The court held that the requirement to waive subrogation if insurance is procured does not preclude unit owners from suing each other for losses that are not covered by insurance.  (Indeed, that is not what subrogation means.  Subrogation is means by which an innocent third party, such as an insurer, can recover from a tortfeasor for losses the third party paid.  The insurer stands in the shoes of the insured who has already been compensated.  That is not the situation in this case; the unit owners are merely bringing a claim for losses they have suffered, not standing in the shoes of someone else who suffered a loss who they in turn compensated.) 

Thursday, March 31, 2016

US District Court holds that "insured contract" provision does not require insurer to defend third party absent request from insured that it do so

Ski resort Jiminy Peak purchased from Weigand Sports a ride called an Alpine Coaster.  The purchase and sale contract provided that that Wiegand would defend and indemnify Jiminy in lawsuits related to the Coaster. 

Six years after the Coaster was installed two minors were injured while riding it.  Weigand was insured by Navigators Specialty Insurance at that time. 

The Navigators policy provided that it would pay "those sums that [Weigand] becomes legally obligated to pay as damages" because of bodily injury, including damages it assumed in an "insured contract."   The policy defined insured contract as "[t]hat part of any other contract or agreement pertaining to [Wiegand's] business . . . under which [Wiegand] assume[d] the tort liability of another party to pay for 'bodily injury' . . . to a third person or organization."

In the case of an insured contract, Navigators would pay reasonable attorney fees and litigation expenses "incurred by or for a party other than in insured . . . deemed to be damaged because of 'bodily injury' . . . 'provided  . . .that the party's defense [had] also been assumed in the same 'insured contract'" and that the damages arose in a suit to which the insurance policy applied. 

Jiminy sought defense from Navigators.  Navigators argued that the insured contract provision only requires it to make payments to the insured, and only when the insured has actually requested payment.  It argued that even if Wiegand is found to owe Jiminy its defense costs, it would be up to Wiegand to determined whether it wishes to pay the amount or to make a claim to Navigators. 
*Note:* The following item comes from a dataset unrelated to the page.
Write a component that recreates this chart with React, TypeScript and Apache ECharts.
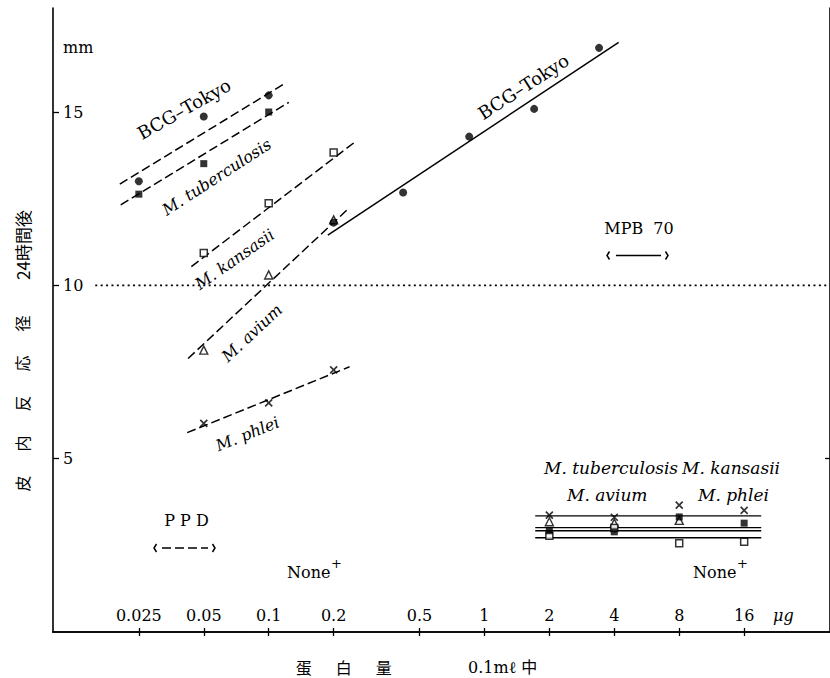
import React, { useEffect, useRef } from "react";
import * as echarts from "echarts";

// ---- axis ticks ----
const xTickValues = [0.025, 0.05, 0.1, 0.2, 0.5, 1, 2, 4, 8, 16];
const xTickLabels = ["0.025", "0.05", "0.1", "0.2", "0.5", "1", "2", "4", "8", "16"];
const yTickValues = [5, 10, 15];
const yRightTickValues = [5];

// ---- PPD (dashed lines) ----
const ppdDosesA = [0.025, 0.05, 0.1];
const ppdDosesB = [0.05, 0.1, 0.2];
const ppdBcg = [13.0, 14.87, 15.48];
const ppdTub = [12.63, 13.51, 15.0];
const ppdKan = [10.93, 12.37, 13.83];
const ppdAvi = [8.13, 10.3, 11.89];
const ppdPhl = [6.02, 6.61, 7.56];

// fitted lines (end points)
const fitBcgX = [0.0204, 0.1207];
const fitBcgY = [12.92, 15.85];
const fitTubX = [0.0206, 0.124];
const fitTubY = [12.32, 15.28];
const fitKanX = [0.0438, 0.253];
const fitKanY = [10.54, 14.15];
const fitAviX = [0.0423, 0.233];
const fitAviY = [7.89, 12.2];
const fitPhlX = [0.0419, 0.237];
const fitPhlY = [5.75, 7.65];

// ---- MPB 70 (solid line) ----
const mpbDoses = [0.2, 0.42, 0.85, 1.7, 3.4];
const mpbBcg = [11.81, 12.68, 14.29, 15.09, 16.85];
const fitMpbX = [0.188, 4.19];
const fitMpbY = [11.45, 17.01];

// MPB 70 in other strains
const otherDoses = [2, 4, 8, 16];
const otherPhl = [3.37, 3.31, 3.66, 3.51];
const otherAvi = [3.18, 3.14, 3.22, null];
const otherKan = [2.78, 3.0, 2.56, 2.6];
const otherTub = [2.92, 2.89, 3.32, 3.14];
const noneLineX = [1.72, 19.2];
const noneLineY = [3.35, 3.01, 2.92, 2.72];

// reference line
const refLineX = [0.0157, 40];
const refLineY = [10, 10];

const pairs = (xs: number[], ys: (number | null)[]) =>
  xs.map((x, i) => [x, ys[i]]).filter((p) => p[1] !== null);

const SERIF = '"DejaVu Serif", "Liberation Serif", serif';
const CJK = '"Noto Sans CJK JP", sans-serif';

const deg = (d: number) => (d * Math.PI) / 180;

export default function App() {
  const ref = useRef<HTMLDivElement>(null);

  useEffect(() => {
    const chart = echarts.init(ref.current!, null, { renderer: "svg" });

    const dashed = [9, 4];
    const lineS = (xs: number[], ys: number[], type: any, width = 1.5) => ({
      type: "line",
      data: pairs(xs, ys),
      symbol: "none",
      silent: true,
      z: 2,
      lineStyle: { color: "#000", width, type },
    });
    const dots = (xs: number[], ys: (number | null)[], kind: string) => {
      const base: any = {
        type: "scatter",
        data: pairs(xs, ys),
        silent: true,
        z: 5,
      };
      if (kind === "circle") {
        base.symbol = "circle";
        base.symbolSize = 8;
        base.itemStyle = { color: "#000" };
      } else if (kind === "fsq") {
        base.symbol = "rect";
        base.symbolSize = 7;
        base.itemStyle = { color: "#000" };
      } else if (kind === "osq") {
        base.symbol = "rect";
        base.symbolSize = 7;
        base.itemStyle = { color: "#fff", borderColor: "#000", borderWidth: 1.5 };
      } else if (kind === "tri") {
        base.symbol = "triangle";
        base.symbolSize = 8;
        base.itemStyle = { color: "#fff", borderColor: "#000", borderWidth: 1.4 };
      } else {
        base.symbol = "path://M0,0L10,10M10,0L0,10";
        base.symbolSize = 7;
        base.itemStyle = { color: "none", borderColor: "#000", borderWidth: 1.7 };
      }
      return base;
    };

    const txt = (text: string, x: number, y: number, opts: any = {}) => ({
      type: "text",
      x,
      y,
      rotation: opts.rot ? deg(opts.rot) : 0,
      silent: true,
      z: 10,
      style: {
        text,
        fill: "#000",
        font: opts.font || `16px ${SERIF}`,
        align: opts.align || "center",
        verticalAlign: "middle",
      },
    });
    const bracketL = (x: number, y: number) => ({
      type: "polyline",
      silent: true,
      shape: { points: [[x + 2.5, y - 4], [x, y], [x + 2.5, y + 4]] },
      style: { stroke: "#000", lineWidth: 1.5, fill: null },
    });
    const bracketR = (x: number, y: number) => ({
      type: "polyline",
      silent: true,
      shape: { points: [[x - 2.5, y - 4], [x, y], [x - 2.5, y + 4]] },
      style: { stroke: "#000", lineWidth: 1.5, fill: null },
    });

    const xLabelFmt = (v: number) => {
      const i = xTickValues.findIndex((t) => Math.abs(t - v) / t < 1e-6);
      return i >= 0 ? xTickLabels[i] : "";
    };

    const option: any = {
      animation: false,
      backgroundColor: "#fff",
      grid: { left: 53, top: 8, width: 778, height: 624 },
      xAxis: [
        {
          type: "log",
          logBase: 2,
          min: 0.01,
          max: 40,
          position: "bottom",
          axisLine: { show: true, lineStyle: { color: "#000", width: 1.6 } },
          axisTick: {
            show: true,
            inside: true,
            length: 4,
            customValues: xTickValues,
            lineStyle: { color: "#000", width: 1.3 },
          },
          axisLabel: {
            show: true,
            inside: true,
            margin: 9,
            customValues: xTickValues,
            formatter: xLabelFmt,
            color: "#000",
            fontFamily: SERIF,
            fontSize: 16,
          },
          splitLine: { show: false },
          minorTick: { show: false },
        },
        {
          type: "log",
          logBase: 2,
          min: 0.01,
          max: 40,
          position: "top",
          axisLine: { show: true, lineStyle: { color: "#000", width: 1.6 } },
          axisTick: {
            show: true,
            inside: true,
            length: 4,
            customValues: xTickValues,
            lineStyle: { color: "#000", width: 1.3 },
          },
          axisLabel: { show: false },
          splitLine: { show: false },
        },
      ],
      yAxis: [
        {
          type: "value",
          min: 0,
          max: 18,
          position: "left",
          axisLine: { show: true, lineStyle: { color: "#000", width: 1.6 } },
          axisTick: {
            show: true,
            inside: true,
            length: 6,
            customValues: yTickValues,
            lineStyle: { color: "#000", width: 1.3 },
          },
          axisLabel: {
            show: true,
            inside: true,
            margin: 10,
            customValues: yTickValues,
            color: "#000",
            fontFamily: SERIF,
            fontSize: 16,
          },
          splitLine: { show: false },
        },
        {
          type: "value",
          min: 0,
          max: 18,
          position: "right",
          axisLine: { show: true, lineStyle: { color: "#000", width: 1.6 } },
          axisTick: {
            show: true,
            inside: true,
            length: 5,
            customValues: yRightTickValues,
            lineStyle: { color: "#000", width: 1.3 },
          },
          axisLabel: { show: false },
          splitLine: { show: false },
        },
      ],
      series: [
        lineS(refLineX, refLineY, [2, 3.4], 1.8),
        lineS(fitBcgX, fitBcgY, dashed),
        lineS(fitTubX, fitTubY, dashed),
        lineS(fitKanX, fitKanY, dashed),
        lineS(fitAviX, fitAviY, dashed),
        lineS(fitPhlX, fitPhlY, dashed),
        lineS(fitMpbX, fitMpbY, "solid"),
        ...noneLineY.map((v) => lineS(noneLineX, [v, v], "solid", 1.4)),
        dots(ppdDosesA, ppdBcg, "circle"),
        dots(ppdDosesA, ppdTub, "fsq"),
        dots(ppdDosesB, ppdKan, "osq"),
        dots(ppdDosesB, ppdAvi, "tri"),
        dots(ppdDosesB, ppdPhl, "x"),
        dots(mpbDoses, mpbBcg, "circle"),
        dots(otherDoses, otherPhl, "x"),
        dots(otherDoses, otherAvi, "tri"),
        dots(otherDoses, otherKan, "osq"),
        dots(otherDoses, otherTub, "fsq"),
      ],
      graphic: [
        txt("mm", 63, 47, { align: "left" }),
        txt("μg", 773, 615, { align: "left", font: `italic 16px ${SERIF}` }),
        // curve labels
        txt("BCG–Tokyo", 184, 109, { rot: 29.5, font: `18px ${SERIF}` }),
        txt("M. tuberculosis", 216.7, 177, { rot: 33, font: `italic 16px ${SERIF}` }),
        txt("M. kansasii", 234.7, 259.2, { rot: 35, font: `italic 16px ${SERIF}` }),
        txt("M. avium", 252, 333, { rot: 43, font: `italic 16px ${SERIF}` }),
        txt("M. phlei", 247.5, 434, { rot: 22, font: `italic 16px ${SERIF}` }),
        txt("BCG–Tokyo", 523.3, 86.7, { rot: 33, font: `18px ${SERIF}` }),
        // right group labels
        txt("M. tuberculosis", 544, 468, { align: "left", font: `italic 17px ${SERIF}` }),
        txt("M. kansasii", 682, 468, { align: "left", font: `italic 17px ${SERIF}` }),
        txt("M. avium", 567, 495, { align: "left", font: `italic 17px ${SERIF}` }),
        txt("M. phlei", 698, 495, { align: "left", font: `italic 17px ${SERIF}` }),
        txt("None", 287, 572, { align: "left" }),
        txt("+", 331, 563, { align: "left", font: `13px ${SERIF}` }),
        txt("None", 693, 572, { align: "left" }),
        txt("+", 737, 563, { align: "left", font: `13px ${SERIF}` }),
        // legends
        txt("MPB  70", 639, 228),
        bracketL(607, 255.5),
        {
          type: "line",
          silent: true,
          shape: { x1: 616, y1: 255.5, x2: 661, y2: 255.5 },
          style: { stroke: "#000", lineWidth: 1.5 },
        },
        bracketR(668, 255.5),
        txt("P P D", 186.5, 520),
        bracketL(154, 548),
        {
          type: "line",
          silent: true,
          shape: { x1: 162, y1: 548, x2: 208, y2: 548 },
          style: { stroke: "#000", lineWidth: 1.5, lineDash: [9, 4] },
        },
        bracketR(215, 548),
        // axis titles
        txt("皮\u3000\u2002内\u3000\u2002反\u3000\u2002応\u3000\u2002径", 22, 403.5, {
          rot: 90,
          font: `16px ${CJK}`,
        }),
        txt("24時間後", 22, 245, { rot: 90, font: `17px ${CJK}` }),
        txt("蛋\u3000\u2002白\u3000\u2002量", 343.7, 667, { font: `16px ${CJK}` }),
        txt("0.1mℓ 中", 468, 667, {
          align: "left",
          font: `16px ${SERIF}, ${CJK}`,
        }),
      ],
    };

    chart.setOption(option);
    return () => chart.dispose();
  }, []);

  return (
    <div
      ref={ref}
      style={{ position: "fixed", left: 0, top: 0, width: 830, height: 678, background: "#fff" }}
    />
  );
}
In Jiminy Peak Mountain Resort, LLC v. Wiegand Sports, LLC, 2016 WL 1050260 (D. Mass.), the United States District Court for the District of Massachusetts agreed with Navigators.  It held that the insured contracts  provision indicated that "Navigators and Wiegand did not, in fact, intend that in a case like this one Navigators would have any direct obligations to Jiminy based on the Contract. . . . Any obligation upon Navigators to pay such costs will arise only after an insured, in this case Wiegand, makes a claim for payment and its only obligation will be to Wiegand."